### Request
Leave out the pictures, and write out exactly the lines from the beginning of the material to the line holding "GWAS data in", that line included, and nothing else.

### Data excerpt
━━━━━━━━
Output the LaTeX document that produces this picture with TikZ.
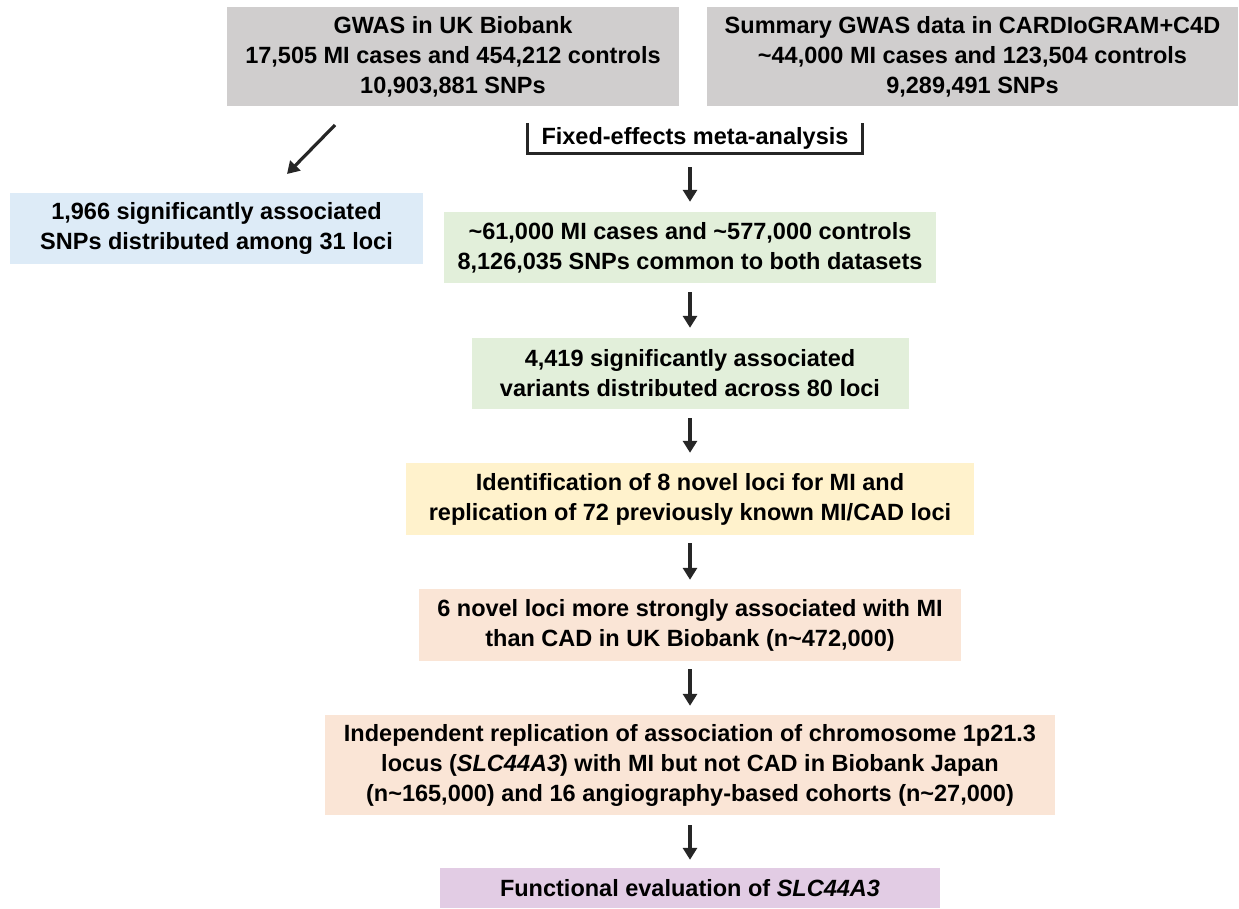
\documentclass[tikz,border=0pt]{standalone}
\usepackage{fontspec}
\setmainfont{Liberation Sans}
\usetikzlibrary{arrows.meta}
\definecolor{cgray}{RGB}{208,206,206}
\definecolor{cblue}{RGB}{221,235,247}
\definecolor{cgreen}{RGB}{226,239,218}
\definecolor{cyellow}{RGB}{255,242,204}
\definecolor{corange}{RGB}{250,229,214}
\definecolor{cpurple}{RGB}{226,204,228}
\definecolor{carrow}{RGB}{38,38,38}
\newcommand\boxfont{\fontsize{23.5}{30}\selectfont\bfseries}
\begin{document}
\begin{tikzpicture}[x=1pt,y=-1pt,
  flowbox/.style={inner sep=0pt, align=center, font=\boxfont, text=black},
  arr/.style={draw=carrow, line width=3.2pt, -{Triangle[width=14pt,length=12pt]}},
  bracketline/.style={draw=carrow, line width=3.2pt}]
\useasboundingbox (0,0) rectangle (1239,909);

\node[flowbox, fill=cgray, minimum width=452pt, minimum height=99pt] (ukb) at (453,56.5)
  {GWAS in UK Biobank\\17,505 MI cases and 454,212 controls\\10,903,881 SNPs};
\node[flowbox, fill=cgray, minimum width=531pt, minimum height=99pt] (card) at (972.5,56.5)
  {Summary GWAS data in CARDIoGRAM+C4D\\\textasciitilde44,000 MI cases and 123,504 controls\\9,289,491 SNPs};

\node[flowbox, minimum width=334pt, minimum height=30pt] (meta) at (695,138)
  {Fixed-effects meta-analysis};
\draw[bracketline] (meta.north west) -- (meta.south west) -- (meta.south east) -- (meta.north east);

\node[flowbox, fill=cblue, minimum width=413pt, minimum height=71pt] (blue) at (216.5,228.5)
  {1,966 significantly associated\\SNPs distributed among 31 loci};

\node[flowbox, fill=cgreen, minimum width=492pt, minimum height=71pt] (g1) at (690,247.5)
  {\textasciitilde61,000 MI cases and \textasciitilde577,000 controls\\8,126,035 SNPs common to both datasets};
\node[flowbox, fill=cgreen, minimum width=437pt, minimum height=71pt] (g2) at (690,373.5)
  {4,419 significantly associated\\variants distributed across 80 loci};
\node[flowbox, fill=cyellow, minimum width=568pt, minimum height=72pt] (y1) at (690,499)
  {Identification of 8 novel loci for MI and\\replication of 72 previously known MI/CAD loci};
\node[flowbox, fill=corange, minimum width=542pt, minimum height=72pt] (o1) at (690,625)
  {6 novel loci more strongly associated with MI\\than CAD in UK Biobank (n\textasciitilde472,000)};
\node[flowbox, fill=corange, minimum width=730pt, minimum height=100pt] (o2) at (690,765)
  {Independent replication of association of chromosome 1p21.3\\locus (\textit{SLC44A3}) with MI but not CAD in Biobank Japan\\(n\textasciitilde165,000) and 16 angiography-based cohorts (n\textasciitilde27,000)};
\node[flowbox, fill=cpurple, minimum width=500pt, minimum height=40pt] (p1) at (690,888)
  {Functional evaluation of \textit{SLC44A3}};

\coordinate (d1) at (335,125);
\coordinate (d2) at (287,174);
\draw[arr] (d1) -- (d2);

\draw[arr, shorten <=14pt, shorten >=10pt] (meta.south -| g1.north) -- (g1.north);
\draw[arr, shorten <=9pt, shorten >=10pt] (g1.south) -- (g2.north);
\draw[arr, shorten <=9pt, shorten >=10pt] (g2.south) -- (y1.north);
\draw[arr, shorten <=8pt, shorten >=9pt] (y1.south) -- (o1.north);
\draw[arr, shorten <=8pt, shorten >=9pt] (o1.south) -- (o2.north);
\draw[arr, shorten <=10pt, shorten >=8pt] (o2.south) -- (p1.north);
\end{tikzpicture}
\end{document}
━━━━━━━━
### Task answer
Output the LaTeX document that produces this picture with TikZ.
\documentclass[tikz,border=0pt]{standalone}
\usepackage{fontspec}
\setmainfont{Liberation Sans}
\usetikzlibrary{arrows.meta}
\definecolor{cgray}{RGB}{208,206,206}
\definecolor{cblue}{RGB}{221,235,247}
\definecolor{cgreen}{RGB}{226,239,218}
\definecolor{cyellow}{RGB}{255,242,204}
\definecolor{corange}{RGB}{250,229,214}
\definecolor{cpurple}{RGB}{226,204,228}
\definecolor{carrow}{RGB}{38,38,38}
\newcommand\boxfont{\fontsize{23.5}{30}\selectfont\bfseries}
\begin{document}
\begin{tikzpicture}[x=1pt,y=-1pt,
  flowbox/.style={inner sep=0pt, align=center, font=\boxfont, text=black},
  arr/.style={draw=carrow, line width=3.2pt, -{Triangle[width=14pt,length=12pt]}},
  bracketline/.style={draw=carrow, line width=3.2pt}]
\useasboundingbox (0,0) rectangle (1239,909);

\node[flowbox, fill=cgray, minimum width=452pt, minimum height=99pt] (ukb) at (453,56.5)
  {GWAS in UK Biobank\\17,505 MI cases and 454,212 controls\\10,903,881 SNPs};
\node[flowbox, fill=cgray, minimum width=531pt, minimum height=99pt] (card) at (972.5,56.5)
  {Summary GWAS data in CARDIoGRAM+C4D\\\textasciitilde44,000 MI cases and 123,504 controls\\9,289,491 SNPs};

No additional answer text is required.